Re: [PATCH] irq_bcm2836: Send event when onlining sleeping cores

From: Phil Elwell
Date: Wed May 10 2017 - 05:05:35 EST


On 10/05/2017 09:55, Marc Zyngier wrote:
> On Wed, May 10 2017 at 9:27:10 am BST, Phil Elwell <phil@xxxxxxxxxxxxxxx> wrote:
>> On 10/05/2017 08:42, Marc Zyngier wrote:
>>> On 09/05/17 20:02, Phil Elwell wrote:
>>>> On 09/05/2017 19:53, Marc Zyngier wrote:
>>>>> On 09/05/17 19:52, Phil Elwell wrote:
>>>>>> On 09/05/2017 19:14, Marc Zyngier wrote:
>>>>>>> On 09/05/17 19:08, Eric Anholt wrote:
>>>>>>>> Marc Zyngier <marc.zyngier@xxxxxxx> writes:
>>>>>>>>
>>>>>>>>> On 09/05/17 17:59, Eric Anholt wrote:
>>>>>>>>>> Phil Elwell <phil@xxxxxxxxxxxxxxx> writes:
>>>>>>>>>>
>>>>>>>>>>> In order to reduce power consumption and bus traffic, it is sensible
>>>>>>>>>>> for secondary cores to enter a low-power idle state when waiting to
>>>>>>>>>>> be started. The wfe instruction causes a core to wait until an event
>>>>>>>>>>> or interrupt arrives before continuing to the next instruction.
>>>>>>>>>>> The sev instruction sends a wakeup event to the other cores, so call
>>>>>>>>>>> it from bcm2836_smp_boot_secondary, the function that wakes up the
>>>>>>>>>>> waiting cores during booting.
>>>>>>>>>>>
>>>>>>>>>>> It is harmless to use this patch without the corresponding change
>>>>>>>>>>> adding wfe to the ARMv7/ARMv8-32 stubs, but if the stubs are updated
>>>>>>>>>>> and this patch is not applied then the other cores will sleep forever.
>>>>>>>>>>>
>>>>>>>>>>> See: https://github.com/raspberrypi/linux/issues/1989
>>>>>>>>>>>
>>>>>>>>>>> Signed-off-by: Phil Elwell <phil@xxxxxxxxxxxxxxx>
>>>>>>>>>>> ---
>>>>>>>>>>> drivers/irqchip/irq-bcm2836.c | 3 +++
>>>>>>>>>>> 1 file changed, 3 insertions(+)
>>>>>>>>>>>
>>>>>>>>>>> diff --git a/drivers/irqchip/irq-bcm2836.c b/drivers/irqchip/irq-bcm2836.c
>>>>>>>>>>> index e10597c..6dccdf9 100644
>>>>>>>>>>> --- a/drivers/irqchip/irq-bcm2836.c
>>>>>>>>>>> +++ b/drivers/irqchip/irq-bcm2836.c
>>>>>>>>>>> @@ -248,6 +248,9 @@ static int __init bcm2836_smp_boot_secondary(unsigned int cpu,
>>>>>>>>>>> writel(secondary_startup_phys,
>>>>>>>>>>> intc.base + LOCAL_MAILBOX3_SET0 + 16 * cpu);
>>>>>>>>>>>
>>>>>>>>>>> + dsb(sy); /* Ensure write has completed before waking the other CPUs */
>>>>>>>>>>> + sev();
>>>>>>>>>>> +
>>>>>>>>>>> return 0;
>>>>>>>>>>> }
>>>>>>>>>>
>>>>>>>>>> This is also the behavior that the standard arm64 spin-table
>>>>>>>>>> method has,
>>>>>>>>>> which we unfortunately can't quite use.
>>>>>>>>>
>>>>>>>>> And why is that so?
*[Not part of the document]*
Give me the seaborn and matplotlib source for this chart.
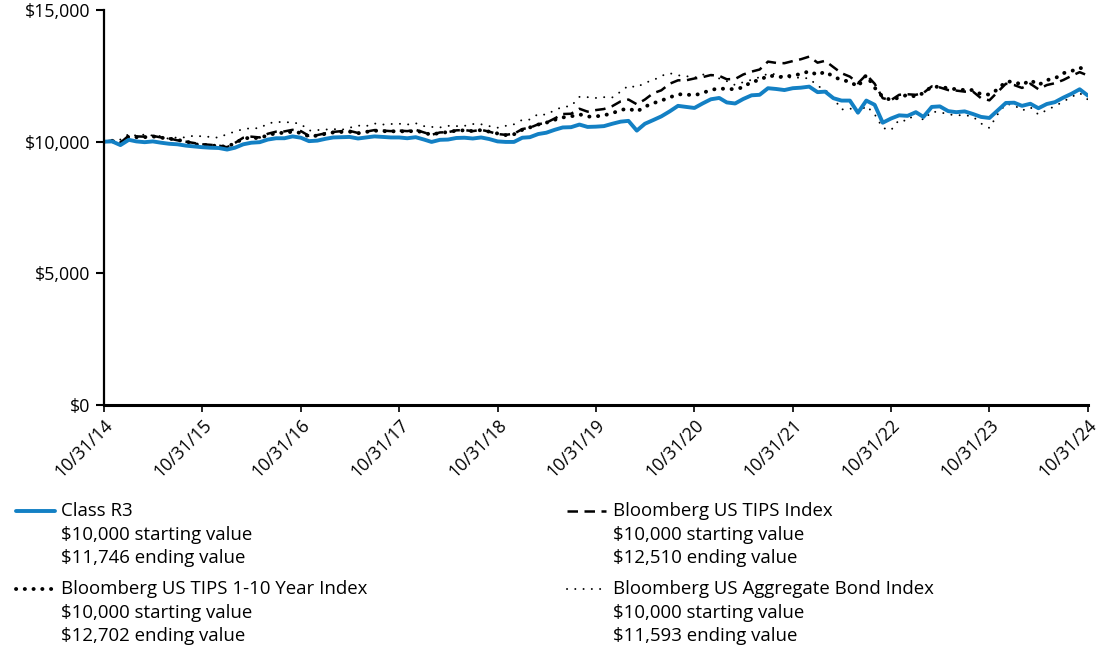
import numpy as np
import pandas as pd
import matplotlib
matplotlib.use("Agg")
import matplotlib.pyplot as plt
import seaborn as sns
from matplotlib.lines import Line2D

# ---------------- data ----------------
dates = pd.date_range("2014-10-31", periods=121, freq="ME")
tick_labels = ["10/31/14", "10/31/15", "10/31/16", "10/31/17", "10/31/18", "10/31/19",
               "10/31/20", "10/31/21", "10/31/22", "10/31/23", "10/31/24"]

class_r3 = [10000, 10010, 9870, 10070, 10010, 9980, 10010, 9960, 9920, 9900, 9850, 9820, 9790,
            9770, 9760, 9700, 9770, 9900, 9960, 9980, 10080, 10130, 10130, 10200, 10150,
            10020, 10040, 10110, 10160, 10170, 10180, 10120, 10160, 10200, 10180, 10160, 10160,
            10130, 10170, 10080, 9990, 10070, 10080, 10140, 10150, 10120, 10160, 10100, 10010,
            9990, 9990, 10150, 10170, 10290, 10340, 10450, 10540, 10550, 10650, 10560, 10570,
            10590, 10680, 10760, 10790, 10420, 10680, 10820, 10960, 11150, 11360, 11320, 11280,
            11450, 11610, 11660, 11490, 11450, 11620, 11760, 11780, 12030, 12000, 11960, 12030,
            12050, 12090, 11880, 11900, 11650, 11560, 11560, 11100, 11560, 11400, 10720, 10880,
            11000, 10980, 11120, 10940, 11320, 11340, 11160, 11120, 11150, 11050, 10940, 10900,
            11180, 11470, 11480, 11360, 11440, 11270, 11430, 11500, 11670, 11820, 11990, 11746]

tips_index = [10000, 10040, 9960, 10230, 10200, 10190, 10220, 10160, 10120, 10050, 10000, 9950, 9900,
              9880, 9850, 9790, 9950, 10150, 10190, 10160, 10300, 10380, 10390, 10450, 10400,
              10220, 10250, 10320, 10370, 10400, 10410, 10330, 10380, 10440, 10420, 10400, 10420,
              10400, 10450, 10350, 10260, 10350, 10360, 10430, 10440, 10400, 10450, 10380, 10290,
              10260, 10300, 10480, 10530, 10660, 10720, 10880, 11050, 11060, 11250, 11140, 11200,
              11240, 11350, 11530, 11600, 11420, 11600, 11840, 11950, 12200, 12330, 12330, 12400,
              12450, 12530, 12500, 12370, 12380, 12550, 12660, 12740, 13040, 12990, 12980, 13060,
              13130, 13230, 13000, 13070, 12830, 12600, 12470, 12220, 12540, 12200, 11650, 11580,
              11780, 11800, 11780, 11850, 12100, 12060, 11960, 11940, 11900, 11900, 11650, 11570,
              11880, 12200, 12150, 12040, 12200, 11990, 12150, 12220, 12340, 12500, 12640, 12510]

tips_1_10 = [10000, 10020, 9950, 10200, 10170, 10170, 10200, 10150, 10120, 10060, 10020, 9900, 9880,
             9860, 9830, 9810, 9940, 10120, 10150, 10130, 10250, 10320, 10340, 10380, 10330,
             10200, 10230, 10300, 10350, 10370, 10380, 10320, 10370, 10420, 10400, 10390, 10400,
             10380, 10420, 10340, 10260, 10340, 10360, 10420, 10430, 10400, 10440, 10380, 10310,
             10250, 10280, 10450, 10540, 10650, 10720, 10830, 10920, 10960, 11040, 10950, 10960,
             11000, 11080, 11200, 11260, 11140, 11330, 11460, 11560, 11680, 11800, 11790, 11760,
             11850, 11960, 12030, 11990, 12000, 12060, 12280, 12330, 12510, 12480, 12440, 12530,
             12560, 12680, 12530, 12660, 12470, 12340, 12280, 12090, 12530, 12050, 11700, 11580,
             11680, 11780, 11710, 11850, 12090, 12080, 12030, 11990, 11960, 11960, 11800, 11790,
             11980, 12280, 12280, 12150, 12340, 12150, 12340, 12400, 12600, 12680, 12810, 12702]

agg_bond = [10000, 10070, 10080, 10290, 10230, 10270, 10230, 10210, 10100, 10170, 10160, 10230, 10200,
            10180, 10150, 10290, 10380, 10480, 10510, 10510, 10690, 10750, 10740, 10730, 10670,
            10420, 10440, 10460, 10480, 10450, 10530, 10610, 10590, 10690, 10650, 10670, 10680,
            10650, 10700, 10590, 10560, 10540, 10600, 10590, 10600, 10670, 10660, 10590, 10530,
            10600, 10660, 10830, 10840, 11050, 11020, 11200, 11320, 11350, 11700, 11690, 11660,
            11690, 11680, 11900, 12130, 12060, 12240, 12330, 12500, 12600, 12520, 12490, 12430,
            12550, 12530, 12400, 12300, 12150, 12260, 12350, 12450, 12580, 12560, 12450, 12430,
            12430, 12400, 12120, 11970, 11660, 11220, 11270, 11080, 11360, 11040, 10520, 10440,
            10830, 10780, 11110, 10820, 11140, 11120, 11040, 11000, 11010, 10950, 10690, 10520,
            11030, 11430, 11390, 11180, 11310, 11030, 11200, 11350, 11520, 11700, 11850, 11593]

series_names = ["Class R3", "Bloomberg US TIPS Index",
                "Bloomberg US TIPS 1-10 Year Index", "Bloomberg US Aggregate Bond Index"]
start_values = ["$10,000", "$10,000", "$10,000", "$10,000"]
end_values = ["$11,746", "$12,510", "$12,702", "$11,593"]
y_ticks = [0, 5000, 10000, 15000]
y_tick_labels = ["$0", "$5,000", "$10,000", "$15,000"]

# ---------------- styling ----------------
sns.set_theme(style="white")
plt.rcParams["font.family"] = ["Open Sans", "DejaVu Sans"]

BLUE = "#1380C4"
styles = {
    "Class R3": dict(color=BLUE, lw=2.8, ls="-", cap="butt"),
    "Bloomberg US TIPS Index": dict(color="black", lw=1.8, ls=(0, (4.2, 2.6)), cap="butt"),
    "Bloomberg US TIPS 1-10 Year Index": dict(color="black", lw=2.8, ls=(0, (0.05, 2.2)), cap="round"),
    "Bloomberg US Aggregate Bond Index": dict(color="black", lw=1.4, ls=(0, (0.05, 4.2)), cap="round"),
}
legend_styles = {
    "Bloomberg US TIPS Index": (1.6, (0, (4.2, 2.6))),
}
series_values = {
    "Class R3": class_r3,
    "Bloomberg US TIPS Index": tips_index,
    "Bloomberg US TIPS 1-10 Year Index": tips_1_10,
    "Bloomberg US Aggregate Bond Index": agg_bond,
}

fig = plt.figure(figsize=(11, 6.53), dpi=100)
ax = fig.add_axes([104 / 1100, 1 - 405 / 653, (1088 - 104) / 1100, (405 - 10) / 653])

draw_order = ["Bloomberg US Aggregate Bond Index", "Bloomberg US TIPS Index",
              "Bloomberg US TIPS 1-10 Year Index", "Class R3"]
for name in draw_order:
    st = styles[name]
    df = pd.DataFrame({"date": dates, "value": series_values[name]})
    sns.lineplot(data=df, x="date", y="value", ax=ax, color=st["color"],
                 linewidth=st["lw"], linestyle=st["ls"], dash_capstyle=st["cap"],
                 solid_joinstyle="round", legend=False)

ax.set_xlim(dates[0], dates[-1])
ax.set_ylim(0, 15000)
ax.set_xlabel("")
ax.set_ylabel("")
ax.set_yticks(y_ticks)
ax.set_yticklabels(y_tick_labels, fontsize=12.8, color="black")
xt = dates[::12]
ax.set_xticks(xt)
ax.set_xticklabels(tick_labels, rotation=45, ha="right", rotation_mode="anchor",
                   fontsize=12.8, color="black")
for s in ["top", "right"]:
    ax.spines[s].set_visible(False)
ax.spines["left"].set_color("black")
ax.spines["left"].set_linewidth(1.6)
ax.spines["bottom"].set_color("black")
ax.spines["bottom"].set_linewidth(2.2)
ax.tick_params(axis="y", which="major", length=6, width=1.5, color="black",
               direction="out", left=True, pad=4)
ax.tick_params(axis="x", which="major", length=5, width=1.2, color="black",
               direction="out", bottom=True, pad=3)
ax.grid(False)

# ---------------- legend (manual, in figure pixels) ----------------
W, H = 1100, 653
def fx(px):
    return px / W
def fy(py):
    return 1 - py / H

blocks = [
    ("Class R3", 16, 61, 511),
    ("Bloomberg US TIPS Index", 567, 613, 511),
    ("Bloomberg US TIPS 1-10 Year Index", 16, 61, 589),
    ("Bloomberg US Aggregate Bond Index", 567, 613, 589),
]
for name, hx, tx, ty in blocks:
    st = styles[name]
    i = series_names.index(name)
    fig.add_artist(Line2D([fx(hx), fx(hx + 39)], [fy(ty), fy(ty)], transform=fig.transFigure,
                          color=st["color"], linewidth=st["lw"], linestyle=st["ls"],
                          dash_capstyle=st["cap"]))
    lines = [name, f"{start_values[i]} starting value", f"{end_values[i]} ending value"]
    for k, t in enumerate(lines):
        fig.text(fx(tx), fy(ty + 23.5 * k), t, fontsize=13.4, va="center", ha="left",
                 color="black")

fig.savefig("out.png", dpi=100)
Why do you have to reinvent the wheel (and hide the
>>>>>>>>> cloned wheel in an interrupt controller driver)?
>>>>>>>>>
>>>>>>>>> That doesn't seem right to me.
>>>>>>>>
>>>>>>>> The armv8 stubs (firmware-supplied code in the low page that do the
>>>>>>>> spinning) do actually implement arm64's spin-table method. It's the
>>>>>>>> armv7 stubs that use these registers in the irqchip instead of plain
>>>>>>>> addresses in system memory.
>>>>>>>
>>>>>>> Let's put ARMv7 aside for the time being. If your firmware already
>>>>>>> implements spin-tables, why don't you simply use that at least on arm64?
>>>>>>
>>>>>> We do.
>>>>>
>>>>> Obviously not the way it is intended if you have to duplicate the core
>>>>> architectural code in the interrupt controller driver, which couldn't
>>>>> care less.
>>>>
>>>> If we were using this method on arm64 then the other cores would not start up
>>>> because armstub8.S has always included a wfe. Nothing in the commit mentions
>>>> arm64 - this is an ARCH=arm fix.
>>>
>>> Thanks for the clarification, which you could have added to the commit
>>> message.
>>>
>>> The question still remains: why do we have CPU bring-up code in an
>>> interrupt controller, instead of having it in the architecture code?
>>>
>>> The RPi-2 is the *only* platform to have its SMP bringup code outside of
>>> arch/arm, so the first course of action would be to move that code where
>>> it belongs.
>>
>> You were CC'd on the commit (41f4988cc287e5f836d3f6620c9f900bc9b560e9) that
>> introduced bcm2836_smp_boot_secondary - it seems strange to start objecting
>> now.
>
> Well, I'm far from being perfect. If I had noticed it, I'd have NACKed
> it.
>
>> Yes, I think it is odd that it didn't go into arch/arm/mach-bcm, but in
>> the interests of making changes in small, independent steps, do you have a
>> problem with this commit?
>
> On its own, no. I'm just not keen on adding more unrelated stuff to this
> file, so let's start with dealing with the original bug, and you can
> then add this fix on top.

That's an interesting use of the word "bug". From Wikipedia:

"A software bug is an error, flaw, failure or fault in a computer program or
system that causes it to produce an incorrect or unexpected result, or to
behave in unintended ways."

Although your concerns are valid, the faults you are objecting to are not causing
a malfunction of any kind. If we were to update the RPi firmware before this
patch was merged then upstream users would be left with one wheel on their wagon.

Phil